Thursday, October 25, 2012

What she said. SERIOUSLY.

I've started a few blog posts in recent weeks that basically amount to rants about what I'm seeing and reading with regard to "women's issues" during this obnoxious (and not to mention obscenely fiscally irresponsible) presidential election.  The whole thing just makes me cringe, but one of the things I'm especially tuned into is anything regarding reproductive rights.

For starters, I bristle at the term "women's issues".  President Obama said it correctly:  "Women's issues are not just women's issues.  They are family issues.  They are economic issues."  Conservatives like to cite those statements as pandering to women voters, but that is BS.  Barack Obama was raised by a single mother.  He married a strong, smart, compassionate, hard working woman.  And he is raising two beautiful daughters.  I believe without a shadow of a doubt that he will continue to champion feminism.  And I am proudly determined to support those efforts.

There is so much to be said here that I am already struggling to focus and attempt to stay on topic.  What actually got me to the keyboard this morning was one specific aspect of the reproductive rights conundrum: rape. The idea that rape should be defined differently in order to mandate (eliminate) the victims' rights after their nightmare is beyond ludicrous to me.  It makes me twitch with frustration and scrambles my brain.  I don't want to believe it.  I want it to be some sort of sick joke.  But it's really, really not. 

A friend of a friend (thank you, Facebook) wrote this and I am sharing it with her permission.  Thank you, Jennifer Defilippo.  I pulled out 4 paragraphs for my blog, but the other 5 are just as good.  I hope you will take five minutes to read it.   

An open letter to old white men like Richard Mourdock and Todd Akin.

by Jennifer Defilippo

I should be used to hearing old white men making grossly inappropriate comments about rape and women’s reproductive rights by now, but I’m not.
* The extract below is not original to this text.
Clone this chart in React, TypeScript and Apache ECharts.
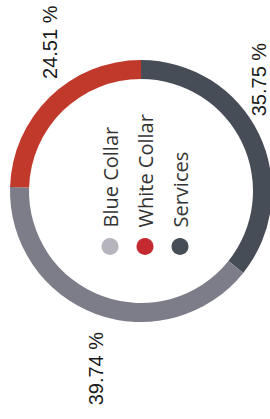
import React, { useEffect, useRef } from 'react';
import * as echarts from 'echarts';

const categories = ['Services', 'Blue Collar', 'White Collar'];
const values = [35.75, 39.74, 24.51];
const sliceColors = ['#474d57', '#7c7d88', '#c0392b'];
const legendOrder = ['Blue Collar', 'White Collar', 'Services'];
const legendIconColors = ['#b6b5bd', '#c42a30', '#474d57'];

export default function App() {
  const ref = useRef<HTMLDivElement>(null);
  useEffect(() => {
    document.body.style.margin = '0';
    const chart = echarts.init(ref.current!, undefined, { renderer: 'svg' });
    chart.setOption({
      animation: false,
      legend: {
        orient: 'vertical',
        left: 159,
        top: 95,
        icon: 'circle',
        itemWidth: 28,
        itemHeight: 17,
        itemGap: 15,
        selectedMode: false,
        textStyle: { fontFamily: 'Open Sans', fontSize: 20, color: '#333333' },
        data: legendOrder.map((n, i) => ({ name: n, itemStyle: { color: legendIconColors[i] } })),
      },
      series: [
        {
          type: 'pie',
          center: [228, 141],
          radius: [112, 131],
          startAngle: 0,
          clockwise: true,
          avoidLabelOverlap: false,
          label: {
            show: true,
            position: 'outside',
            fontFamily: 'Liberation Sans, Arial',
            fontSize: 20,
            color: '#1a1a1a',
            edgeDistance: 0,
            distanceToLabelLine: 5,
            formatter: (p: any) => `${Number(p.value).toFixed(2)} %`,
          },
          labelLine: { show: false, length: 0, length2: 13 },
          emphasis: { disabled: true },
          data: categories.map((c, i) => ({ name: c, value: values[i], itemStyle: { color: sliceColors[i] } })),
        },
      ],
    });
    return () => chart.dispose();
  }, []);
  return (
    <div
      ref={ref}
      style={{
        position: 'absolute',
        left: 0,
        top: 0,
        width: 419,
        height: 270,
        transformOrigin: '0 0',
        transform: 'translate(0px, 419px) rotate(-90deg)',
      }}
    />
  );
}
I can’t help but feel my blood catch fire when I read about “men” like Richard Mourdock and Todd Akin sharing their wildly outlandish viewpoints. And, yes, they’re viewpoints, and we all have a right to share them. We’re Americans after all. That’s one of the beauties of being an American.

BUT if these old white men spent just one day fearing rape, sexual assault, or sexual harassment like women do then they would shut their mouths forever on these matters. If they spent one day being catcalled, inappropriately grabbed while walking on the sidewalk on their way to get a cup of coffee, or aggressively approached by a group of men while walking to the supermarket - in broad daylight no less - then they would shut their mouths forever on these matters. If they spent one day even thinking about the act of rape, fearing not only a pregnancy that could result from ALL rape, but also the transmission of HIV and other irreversible STDs, then they would absolutely shut their mouths forever on these matters.

 And that’s what makes my hands shake and my forehead burn with fury when I wake up in the morning and read about an old white male who used his public platform to tell me and other women that if we’re raped and conceive a child, then it was God’s plan for us to have that child. That a woman wasn’t legitimately raped if she conceived that child in the first place, because a woman’s body has “the natural defenses to protect itself.” What’s my defense from these men’s beliefs when science and biology no longer apply? And what do I do if I don’t believe in God?

 I can only hope that with time, even though right now it seems like the fight over women’s rights is going backwards, that the personal decisions that I make with my body will not always be in jeopardy. Or at least won’t feel like they’re always going to be in jeopardy. That all the work of the women who came before me, who fought so hard to make my life easier, who wanted to protect me, wasn’t in vain. That all women who have suffered the horrors of rape or sexual assault, will not have to suffer yet again when it comes to making a difficult decision on what to do should they become pregnant.

Think about it.  Talk about it.  And pass it along.